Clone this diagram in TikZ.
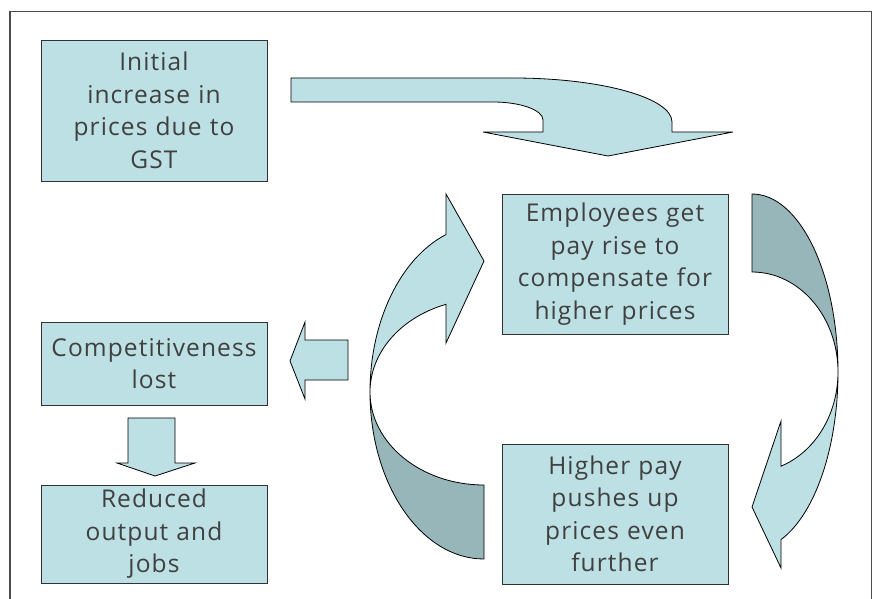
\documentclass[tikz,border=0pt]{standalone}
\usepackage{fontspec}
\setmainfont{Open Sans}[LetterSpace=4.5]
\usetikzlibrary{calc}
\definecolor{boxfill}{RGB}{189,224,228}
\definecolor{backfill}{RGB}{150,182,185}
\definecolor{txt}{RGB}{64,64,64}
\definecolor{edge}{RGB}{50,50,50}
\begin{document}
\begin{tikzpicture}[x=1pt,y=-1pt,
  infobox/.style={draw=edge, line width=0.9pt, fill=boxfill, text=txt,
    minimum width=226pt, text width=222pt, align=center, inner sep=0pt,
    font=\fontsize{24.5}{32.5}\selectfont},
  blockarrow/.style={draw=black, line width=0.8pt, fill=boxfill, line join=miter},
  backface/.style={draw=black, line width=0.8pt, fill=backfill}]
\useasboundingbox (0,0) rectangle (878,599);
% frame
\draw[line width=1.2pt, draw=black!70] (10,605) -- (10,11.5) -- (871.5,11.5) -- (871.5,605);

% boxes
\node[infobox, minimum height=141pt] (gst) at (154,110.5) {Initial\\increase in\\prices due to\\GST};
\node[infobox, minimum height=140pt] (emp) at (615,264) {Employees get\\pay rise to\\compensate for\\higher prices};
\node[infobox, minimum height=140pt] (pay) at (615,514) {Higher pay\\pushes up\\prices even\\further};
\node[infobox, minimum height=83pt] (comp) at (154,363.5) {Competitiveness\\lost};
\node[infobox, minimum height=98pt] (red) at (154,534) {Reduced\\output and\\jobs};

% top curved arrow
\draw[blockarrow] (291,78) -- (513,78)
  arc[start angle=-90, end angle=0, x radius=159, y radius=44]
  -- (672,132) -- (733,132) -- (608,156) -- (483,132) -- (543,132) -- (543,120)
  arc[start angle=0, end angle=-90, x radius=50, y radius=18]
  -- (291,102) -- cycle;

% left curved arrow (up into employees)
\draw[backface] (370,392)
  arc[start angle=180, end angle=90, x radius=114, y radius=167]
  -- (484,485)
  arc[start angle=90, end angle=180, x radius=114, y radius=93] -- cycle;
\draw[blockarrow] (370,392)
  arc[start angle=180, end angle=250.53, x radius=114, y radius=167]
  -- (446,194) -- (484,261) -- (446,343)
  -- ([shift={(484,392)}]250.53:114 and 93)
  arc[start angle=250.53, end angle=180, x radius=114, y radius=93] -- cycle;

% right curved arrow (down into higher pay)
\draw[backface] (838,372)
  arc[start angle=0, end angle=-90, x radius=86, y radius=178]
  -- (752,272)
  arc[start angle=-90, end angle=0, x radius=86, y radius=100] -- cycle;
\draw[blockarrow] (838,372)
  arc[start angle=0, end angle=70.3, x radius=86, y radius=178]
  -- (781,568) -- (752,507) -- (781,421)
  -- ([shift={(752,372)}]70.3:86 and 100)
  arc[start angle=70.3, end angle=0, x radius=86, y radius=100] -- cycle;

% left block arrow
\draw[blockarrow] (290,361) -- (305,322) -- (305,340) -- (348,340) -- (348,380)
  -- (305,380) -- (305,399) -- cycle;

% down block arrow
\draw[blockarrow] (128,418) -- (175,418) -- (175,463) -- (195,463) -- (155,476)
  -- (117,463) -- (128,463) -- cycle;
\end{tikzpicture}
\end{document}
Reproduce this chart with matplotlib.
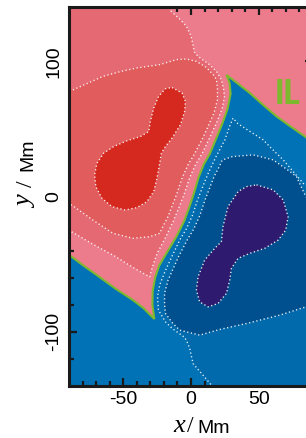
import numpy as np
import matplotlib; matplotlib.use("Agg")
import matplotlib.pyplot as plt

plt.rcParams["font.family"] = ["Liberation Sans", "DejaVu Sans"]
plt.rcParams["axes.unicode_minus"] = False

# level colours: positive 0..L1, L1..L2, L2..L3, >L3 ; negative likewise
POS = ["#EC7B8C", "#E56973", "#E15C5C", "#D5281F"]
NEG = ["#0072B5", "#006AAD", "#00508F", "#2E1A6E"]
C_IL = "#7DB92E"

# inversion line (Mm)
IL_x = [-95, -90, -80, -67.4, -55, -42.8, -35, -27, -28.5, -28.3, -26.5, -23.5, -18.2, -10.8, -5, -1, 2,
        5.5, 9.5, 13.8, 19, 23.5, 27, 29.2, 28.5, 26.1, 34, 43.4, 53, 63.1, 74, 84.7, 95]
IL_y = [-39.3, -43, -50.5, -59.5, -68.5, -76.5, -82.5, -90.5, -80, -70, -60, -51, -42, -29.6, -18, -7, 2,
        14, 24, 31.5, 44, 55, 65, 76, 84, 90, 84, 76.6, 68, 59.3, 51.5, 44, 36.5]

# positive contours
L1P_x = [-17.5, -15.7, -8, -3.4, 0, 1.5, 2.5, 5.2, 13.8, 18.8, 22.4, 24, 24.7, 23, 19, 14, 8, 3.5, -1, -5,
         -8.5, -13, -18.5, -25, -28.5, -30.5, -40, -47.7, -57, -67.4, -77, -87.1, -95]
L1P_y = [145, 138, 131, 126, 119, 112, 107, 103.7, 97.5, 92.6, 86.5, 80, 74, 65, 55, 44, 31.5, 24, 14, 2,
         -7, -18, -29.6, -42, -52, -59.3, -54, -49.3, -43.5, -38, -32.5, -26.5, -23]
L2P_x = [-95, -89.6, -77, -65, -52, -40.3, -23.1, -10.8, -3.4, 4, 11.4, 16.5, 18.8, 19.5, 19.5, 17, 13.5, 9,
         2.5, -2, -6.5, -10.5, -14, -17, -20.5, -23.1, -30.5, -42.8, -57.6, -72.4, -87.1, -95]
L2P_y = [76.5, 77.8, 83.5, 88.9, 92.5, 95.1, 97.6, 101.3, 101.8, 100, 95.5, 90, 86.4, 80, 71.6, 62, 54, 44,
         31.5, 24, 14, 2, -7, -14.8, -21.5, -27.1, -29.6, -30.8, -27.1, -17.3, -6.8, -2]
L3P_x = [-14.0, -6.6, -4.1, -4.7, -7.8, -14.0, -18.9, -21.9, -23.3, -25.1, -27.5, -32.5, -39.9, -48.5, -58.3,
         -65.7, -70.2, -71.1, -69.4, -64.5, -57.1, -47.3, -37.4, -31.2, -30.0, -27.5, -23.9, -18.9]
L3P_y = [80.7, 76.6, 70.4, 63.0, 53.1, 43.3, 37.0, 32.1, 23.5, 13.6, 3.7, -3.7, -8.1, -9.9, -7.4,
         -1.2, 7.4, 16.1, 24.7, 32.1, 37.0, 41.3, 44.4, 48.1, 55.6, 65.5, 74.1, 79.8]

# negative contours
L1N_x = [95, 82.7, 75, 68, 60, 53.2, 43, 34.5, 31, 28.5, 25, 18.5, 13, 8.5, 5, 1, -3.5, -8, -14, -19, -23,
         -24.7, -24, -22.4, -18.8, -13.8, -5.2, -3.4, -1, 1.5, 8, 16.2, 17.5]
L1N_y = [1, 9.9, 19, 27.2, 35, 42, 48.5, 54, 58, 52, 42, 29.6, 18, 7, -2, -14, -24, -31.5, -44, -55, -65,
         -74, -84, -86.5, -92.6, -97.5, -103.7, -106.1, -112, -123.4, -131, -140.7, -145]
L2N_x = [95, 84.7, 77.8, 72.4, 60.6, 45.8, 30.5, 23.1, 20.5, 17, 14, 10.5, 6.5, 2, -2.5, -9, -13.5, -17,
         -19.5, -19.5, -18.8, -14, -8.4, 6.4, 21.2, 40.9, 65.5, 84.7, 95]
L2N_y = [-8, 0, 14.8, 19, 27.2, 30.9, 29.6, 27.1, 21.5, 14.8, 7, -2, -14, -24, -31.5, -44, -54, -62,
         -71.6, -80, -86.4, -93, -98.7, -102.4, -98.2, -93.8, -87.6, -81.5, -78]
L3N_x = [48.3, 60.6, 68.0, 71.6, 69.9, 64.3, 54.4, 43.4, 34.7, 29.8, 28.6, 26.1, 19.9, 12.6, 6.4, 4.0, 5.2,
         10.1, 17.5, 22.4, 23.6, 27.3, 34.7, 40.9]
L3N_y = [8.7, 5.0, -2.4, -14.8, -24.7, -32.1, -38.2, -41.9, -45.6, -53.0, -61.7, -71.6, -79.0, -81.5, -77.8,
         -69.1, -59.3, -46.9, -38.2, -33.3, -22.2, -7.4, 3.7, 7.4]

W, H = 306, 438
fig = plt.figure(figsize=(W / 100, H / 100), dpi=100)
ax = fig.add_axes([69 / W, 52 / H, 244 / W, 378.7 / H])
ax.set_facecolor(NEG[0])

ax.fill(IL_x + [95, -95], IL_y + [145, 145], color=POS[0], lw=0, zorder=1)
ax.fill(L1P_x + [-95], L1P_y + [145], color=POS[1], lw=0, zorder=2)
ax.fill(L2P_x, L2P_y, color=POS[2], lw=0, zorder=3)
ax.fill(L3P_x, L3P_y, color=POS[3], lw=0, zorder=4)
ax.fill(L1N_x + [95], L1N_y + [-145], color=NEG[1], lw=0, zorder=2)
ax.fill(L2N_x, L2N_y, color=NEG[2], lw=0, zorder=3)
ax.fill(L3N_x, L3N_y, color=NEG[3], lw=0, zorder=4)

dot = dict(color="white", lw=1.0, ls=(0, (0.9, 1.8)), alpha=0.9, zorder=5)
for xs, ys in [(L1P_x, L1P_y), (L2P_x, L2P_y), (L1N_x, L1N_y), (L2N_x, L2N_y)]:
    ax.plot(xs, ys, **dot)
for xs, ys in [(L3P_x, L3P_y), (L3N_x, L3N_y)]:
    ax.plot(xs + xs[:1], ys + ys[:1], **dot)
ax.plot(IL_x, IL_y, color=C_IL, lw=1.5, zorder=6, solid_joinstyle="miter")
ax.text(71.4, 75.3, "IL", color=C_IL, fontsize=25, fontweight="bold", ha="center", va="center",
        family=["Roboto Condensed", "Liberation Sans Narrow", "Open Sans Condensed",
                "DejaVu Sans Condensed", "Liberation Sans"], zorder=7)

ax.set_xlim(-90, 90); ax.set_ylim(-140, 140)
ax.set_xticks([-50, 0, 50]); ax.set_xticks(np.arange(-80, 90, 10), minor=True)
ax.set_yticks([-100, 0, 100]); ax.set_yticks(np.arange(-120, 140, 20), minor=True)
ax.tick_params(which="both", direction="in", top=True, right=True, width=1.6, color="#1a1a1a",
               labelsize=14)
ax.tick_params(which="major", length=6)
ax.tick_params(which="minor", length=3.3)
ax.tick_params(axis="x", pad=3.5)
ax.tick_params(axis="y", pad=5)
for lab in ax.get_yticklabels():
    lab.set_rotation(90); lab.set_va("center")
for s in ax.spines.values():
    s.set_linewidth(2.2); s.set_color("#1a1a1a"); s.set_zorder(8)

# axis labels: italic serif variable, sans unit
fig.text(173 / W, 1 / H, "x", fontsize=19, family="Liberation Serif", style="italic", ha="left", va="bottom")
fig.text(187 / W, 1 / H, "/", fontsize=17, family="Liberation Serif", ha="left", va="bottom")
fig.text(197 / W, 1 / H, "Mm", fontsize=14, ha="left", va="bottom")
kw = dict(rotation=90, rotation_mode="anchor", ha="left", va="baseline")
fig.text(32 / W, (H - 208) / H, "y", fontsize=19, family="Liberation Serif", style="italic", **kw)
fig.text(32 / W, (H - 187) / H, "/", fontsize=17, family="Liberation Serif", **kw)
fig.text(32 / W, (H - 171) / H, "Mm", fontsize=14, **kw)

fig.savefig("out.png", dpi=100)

EXERCISE BRIEF:
Gather every line containing the word "this" and copy it.

OUTPUT OF THE EXERCISE:
Clone this diagram in TikZ.
Reproduce this chart with matplotlib.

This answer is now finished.